Ganz großer Luxus zur Markeninszenierung darf es auch mal sein. So werden für bestimmte Strümpfe 40 Gramm der empfindlichen Flaumhaare der seltenen Vikunja-Kamele aus den peruanischen Anden versponnen. Manch anderer steht eher auf das Unterhaar mongolischer Kaschmirziegen. Solche Preziosen kommen dann „auf individuelle Anfrage“ in edler Holzbox samt Begleitbuch. Kostenpunkt der exquisiten Story: knapp 900 Euro. Und die Vorzeigestrümpfe liegen natürlich auch bei, so gut wie geschenkt.

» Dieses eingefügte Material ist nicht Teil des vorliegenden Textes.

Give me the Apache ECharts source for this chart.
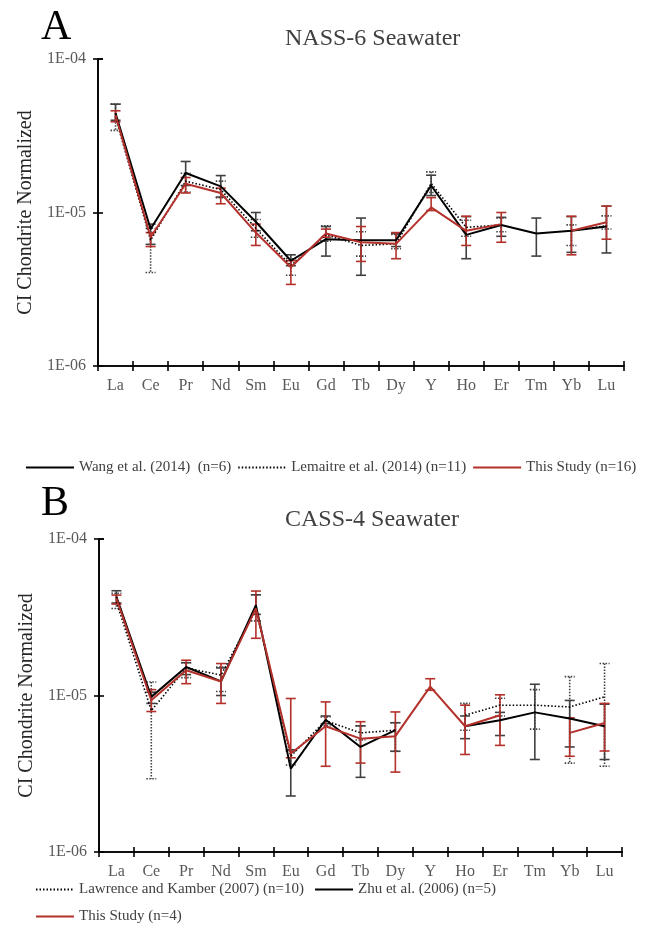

QUALITÄT AUS DEM SAUERLAND
Vom Dachdecker zur Weltmarke – die bewegte Falke-Geschichte im Zeitraffer: Der Dachdecker Franz Falke-Rohen, der in den kalten Wintermonaten als Saisonstricker tätig war, gründet 1895 seine eigene Strickerei. 1902 übernimmt Franz junior die Geschäfte und kauft 1918 die Woll- und Haargarnspinnerei Carl Meisenburg in Schmallenberg. 1920 wird die neue Fabrik errichtet, heute noch Hauptsitz. Das Industrieunternehmen mit Filialbetrieben in ganz Deutschland hat 1928 bereits 800 Beschäftigte. 1947 wird das Markenzeichen kreiert – ein rotes Quadrat mit einem Falken. 1951 übernimmt die dritte Generation, der Export gerät ins Blickfeld. 1958 werden die ersten Falke-Nylonstrümpfe auf Cottonmaschinen gewirkt. 1974 beginnt die Produktionsverlagerung nach Portugal, Österreich, Ungarn und Südafrika, Falke schließt Lizenzpartnerschaften mit Dior, Armani oder YSL. 1990 übernehmen die Cousins Paul und Franz-Peter Falke und treiben das Shop-in-Shop-System voran. 2005 wird Falke zum Komplettanbieter bei funktioneller Sportbekleidung. 2008 wird die Modemarke Burlington gekauft, 2012 eröffnet die Produktionsstätte im serbischen Leskovac.